Prof. Dr. Thorsten Pöschel
Institute for Multiscale Simulation
The aim of this project is to develop efficient software for the derivation of continuous fields from discrete particle data. Particulate systems and particle technology are relevant for numerous fields of application such as new materials, process engineering or particle based simulation methods. Mostly, the relevant systems are much larger than the typical particle size, i.e., the systems involve a large number of particles. To investigate, understand, optimise, or evaluate these particulate systems it is, therefore, often neither possible nor necessary to consider information about the individual particles. In many cases a continuum description or view of the inherently discrete particle system is desired or sufficient – similar to the case of classical hydrodynamics, where we are not interested in the individual atoms or molecules, but rather in the macroscopic hydrodynamic fields such as the density, the temperature, the velocity, or the pressure.

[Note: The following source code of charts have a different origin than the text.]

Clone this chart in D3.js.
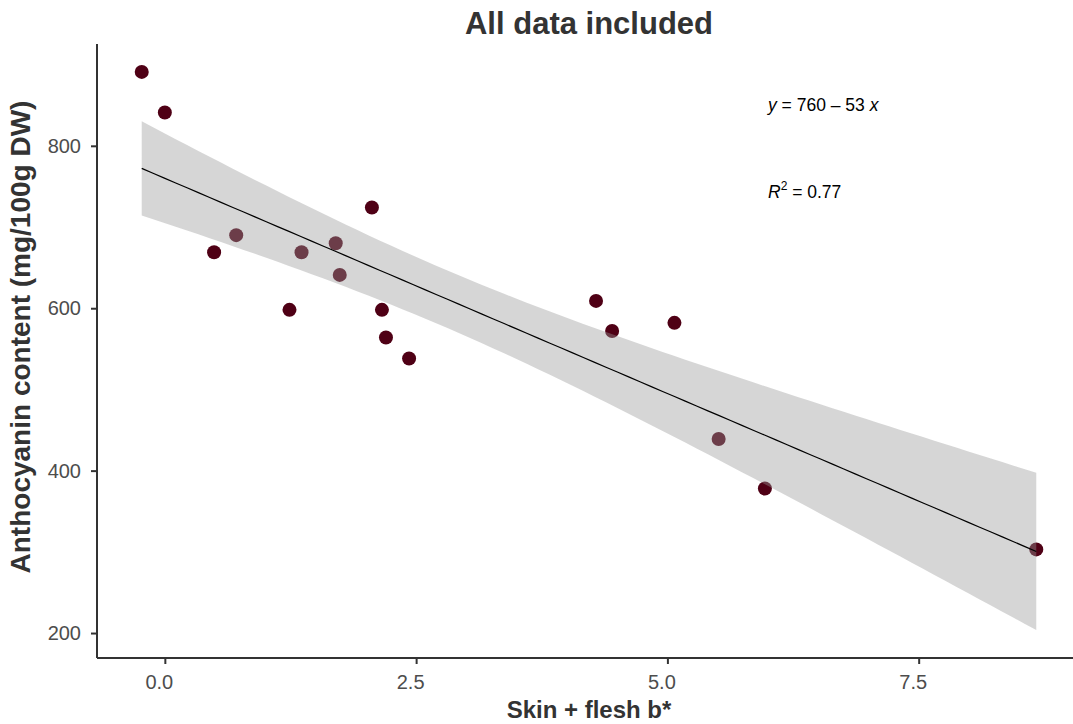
<!DOCTYPE html>
<html>
<head>
<meta charset="utf-8">
<script src="https://cdn.jsdelivr.net/npm/d3@7"></script>
<style>
  html, body { margin: 0; padding: 0; background: #ffffff; }
  svg { display: block; font-family: "Liberation Sans", Arial, sans-serif; }
</style>
</head>
<body>
<svg id="chart" width="1073" height="724"></svg>
<script>
// Skin + flesh b* against anthocyanin content, one point per sample
const skinFleshB = [-0.23, 0.00, 0.49, 0.71, 1.24, 1.36, 1.70, 1.74, 2.06, 2.16, 2.20, 2.43, 4.29, 4.45, 5.07, 5.51, 5.97, 8.67];
const anthocyanin = [891, 841, 669, 690, 598, 669, 680, 641, 724, 598, 564, 538, 609, 572, 582, 439, 378, 303];

// Fitted model as reported on the chart
const intercept = 760;
const slope = -53;
const rSquared = 0.77;

const xTicks = [0, 2.5, 5, 7.5];
const yTicks = [200, 400, 600, 800];

const title = "All data included";
const xTitle = "Skin + flesh b*";
const yTitle = "Anthocyanin content (mg/100g DW)";

const panel = { left: 97, right: 1081, top: 44, bottom: 658 };

const svg = d3.select("#chart");

// 95% confidence band around the fitted line
const n = skinFleshB.length;
const xbar = d3.mean(skinFleshB);
const sxx = d3.sum(skinFleshB, x => (x - xbar) ** 2);
const fit = x => intercept + slope * x;
const rss = d3.sum(skinFleshB, (x, i) => (anthocyanin[i] - fit(x)) ** 2);
const sigma = Math.sqrt(rss / (n - 2));
const tCrit = 2.119905; // t(0.975, df = 16)
const [xMin, xMax] = d3.extent(skinFleshB);
const band = d3.range(80).map(i => {
  const x = xMin + (xMax - xMin) * i / 79;
  const se = sigma * Math.sqrt(1 / n + (x - xbar) ** 2 / sxx);
  return { x, y: fit(x), lo: fit(x) - tCrit * se, hi: fit(x) + tCrit * se };
});

// Scale domains include points and band, padded by 5% on each side
const xPad = (xMax - xMin) * 0.05;
const yLo = Math.min(d3.min(anthocyanin), d3.min(band, d => d.lo));
const yHi = Math.max(d3.max(anthocyanin), d3.max(band, d => d.hi));
const yPad = (yHi - yLo) * 0.05;

const x = d3.scaleLinear().domain([xMin - xPad, xMax + xPad]).range([panel.left, panel.right]);
const y = d3.scaleLinear().domain([yLo - yPad, yHi + yPad]).range([panel.bottom, panel.top]);

// Points
svg.append("g")
  .selectAll("circle")
  .data(skinFleshB.map((v, i) => ({ x: v, y: anthocyanin[i] })))
  .join("circle")
  .attr("cx", d => x(d.x))
  .attr("cy", d => y(d.y))
  .attr("r", 7)
  .attr("fill", "#4f0015");

// Confidence ribbon drawn over the points
svg.append("path")
  .datum(band)
  .attr("d", d3.area().x(d => x(d.x)).y0(d => y(d.lo)).y1(d => y(d.hi)))
  .attr("fill", "#999999")
  .attr("fill-opacity", 0.4);

// Regression line
svg.append("path")
  .datum(band)
  .attr("d", d3.line().x(d => x(d.x)).y(d => y(d.y)))
  .attr("fill", "none")
  .attr("stroke", "#000000")
  .attr("stroke-width", 1.2);

// Axes
const xAxis = svg.append("g")
  .attr("transform", `translate(0,${panel.bottom})`)
  .call(d3.axisBottom(x).tickValues(xTicks).tickFormat(d3.format(".1f")).tickSize(6).tickPadding(11));
const yAxis = svg.append("g")
  .attr("transform", `translate(${panel.left},0)`)
  .call(d3.axisLeft(y).tickValues(yTicks).tickFormat(d3.format("d")).tickSize(6).tickPadding(10));

[xAxis, yAxis].forEach(g => {
  g.select(".domain").attr("stroke", "#333333").attr("stroke-width", 2);
  g.selectAll(".tick line").attr("stroke", "#333333").attr("stroke-width", 2);
  g.selectAll(".tick text")
    .attr("fill", "#4d4d4d")
    .style("font-size", "20px")
    .style("font-family", "'Liberation Sans', Arial, sans-serif");
});
xAxis.selectAll(".tick text").attr("dx", -6);
xAxis.select(".domain").attr("d", `M${panel.left},0H${panel.right}`);
yAxis.select(".domain").attr("d", `M0,${panel.top}V${panel.bottom}`);

// Titles
const cx = (panel.left + panel.right) / 2;
svg.append("text")
  .attr("x", cx).attr("y", 34)
  .attr("text-anchor", "middle")
  .attr("fill", "#333333")
  .style("font-size", "31px").style("font-weight", "bold")
  .text(title);

svg.append("text")
  .attr("x", cx).attr("y", 718)
  .attr("text-anchor", "middle")
  .attr("fill", "#333333")
  .style("font-size", "24px").style("font-weight", "bold")
  .text(xTitle);

svg.append("text")
  .attr("transform", `translate(30,337) rotate(-90)`)
  .attr("text-anchor", "middle")
  .attr("fill", "#333333")
  .style("font-size", "28px").style("font-weight", "bold")
  .text(yTitle);

// Equation and R² annotation
const eq = svg.append("text")
  .attr("x", 768).attr("y", 111)
  .attr("fill", "#000000")
  .style("font-size", "17.5px");
eq.append("tspan").style("font-style", "italic").text("y");
eq.append("tspan").text(` = ${intercept} \u2013 ${Math.abs(slope)} `);
eq.append("tspan").style("font-style", "italic").text("x");

const r2 = svg.append("text")
  .attr("x", 768).attr("y", 198)
  .attr("fill", "#000000")
  .style("font-size", "17.5px");
r2.append("tspan").style("font-style", "italic").text("R");
r2.append("tspan").attr("dy", -8).style("font-size", "12px").text("2");
r2.append("tspan").attr("dy", 8).text(` = ${rSquared.toFixed(2)}`);
</script>
</body>
</html>
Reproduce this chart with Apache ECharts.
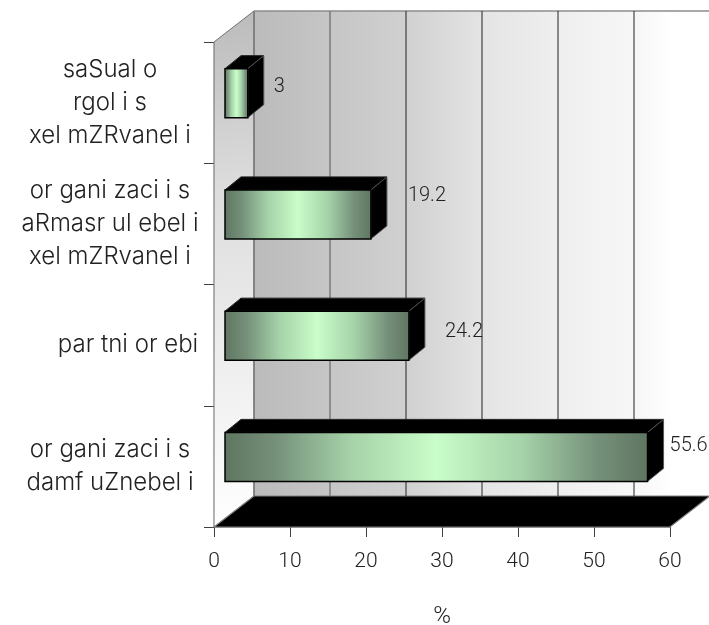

Similar to hydrodynamics, such continuous descriptions can be obtained for systems of macroscopic particles by averaging. The aim of this project is to implement three conceptual different methods for this averaging process. Due to the typically large number of particles involved, a highly efficient, parallel implementation is crucial. The three methods are partially complementary regarding their field of application and each of them has its weaknesses and strengths. Therefore, an important part of this project is to compare the three methods for a set of prototypical application examples. The software library will offer both, an interface for the post-processing of simulation and experimental data of particulate systems and an interface with which the library can be applied online within, e.g., particle-based simulation tools. Additionally we will provide a comprehensive documentation of the developed software tools and an user-interface in form of a Paraview plugin to allow for intuitive operation.